President Roosevelt knew what he doing. The White House had been transformed, by 1941, into one of the symbols of American democracy. It had become a place where Americans gathered in times of crisis.

A “misty, indistinct” moon, according to Richard Ketchum in his magnificent book The Borrowed Years, hovered over the White House on the night of December 7, 1941.

“By evening, people were standing five and six deep beyond the tall iron fence around the White House grounds,” Ketchum writes, “peering at the lighted windows … watching intently the arrival of each automobile… “

Longtime cabinet member Harold Ickes “noticed especially how quiet and serious the crowds were.”

Let us move forward to last Monday. It was a hot, sweltering afternoon in the nation’s capital and the White House was ringed not by expectant, worried Americans but by fencing and empty acres. The White House of old was a kind of memory. Grace Tully’s sentry boxes had been replaced by layers of security.

The White House was barricaded by distances of up to a thousand yards.

Close to 2 p.m. the columnist was standing behind fencing on Constitution Avenue, so far away from the White House that it was at first hard to discern the helicopter — Marine One — waiting on the south lawn to whisk the president to the airport and departure for a trip to North Carolina.

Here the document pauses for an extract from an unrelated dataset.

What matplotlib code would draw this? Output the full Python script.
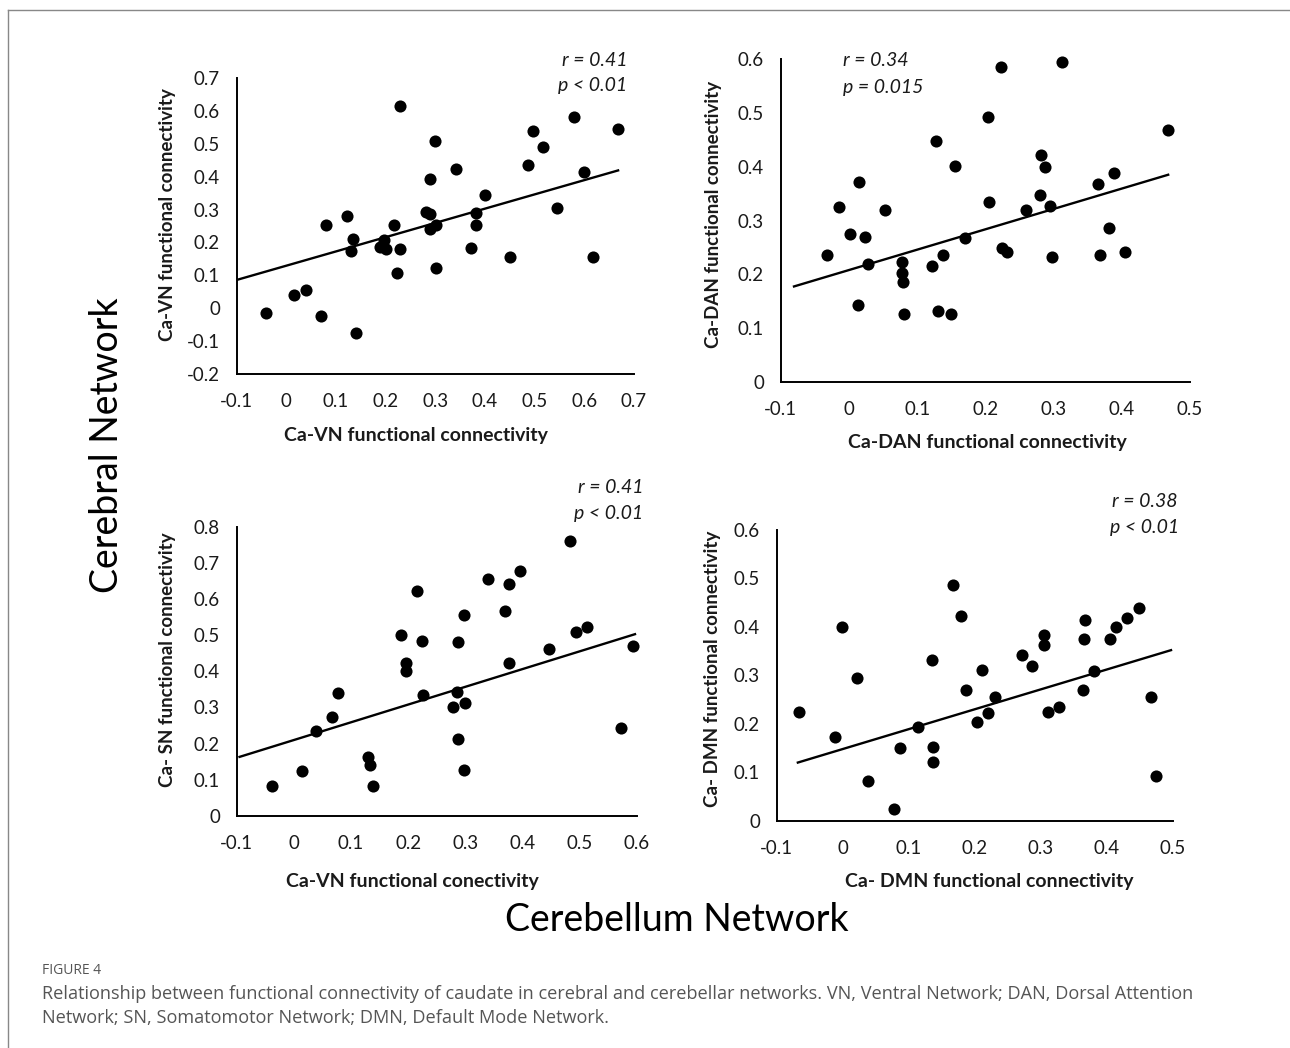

A car drove slowly past with a woman hanging out the passenger-side window. She was speaking to someone in the back. “Behind the trees, that’s the White House,” she said, trying to be helpful.

A father arrived, pushing a stroller and speaking to the little boy by his side. “Can you see?” he said to the boy who was no older than five. Soon, mom arrived and the family pivoted across the street to the Washington Monument.

To the north, the public was sequestered behind security fencing on the far side of LaFayette Square. In the middle of the park the statue of Andrew Jackson on horseback was protected by even more fencing.

Clipped to the outer fencing were photographs of black Americans, presumably killed by police somewhere in America. A crude shelf of cardboard stood against the fence, almost on the sidewalk. It read, “No one is free until all are free.”

Korryn Gaines, August 1, 2016, and Keith Childress, December 31, 2015, were among those commemorated in the Washington neighborhood of the now more-famous-than-ever St John’s Episcopal Church, the “church of presidents” since 1816.

The fences and the gates. The rings of fencing and the guards. The White House barely visible.

“Damn, it’s come to this,” a man from Lansing, Michigan said on the Treasury side of the White House, on Pennsylvania Avenue, a weather-washed likeness of Albert Gallatin close by. “After three years, this is the way it is.”

“It’s politics,” he continued, “sure it is.”

Harold Ickes penned a note reminding Harry Truman that “‘the president house’ … is the most famous and highly cherished building in the whole country…. Indeed, the White House is a shrine … for what it represents in the hearts of the people.”

Now, seven decades later, you couldn’t get near the place.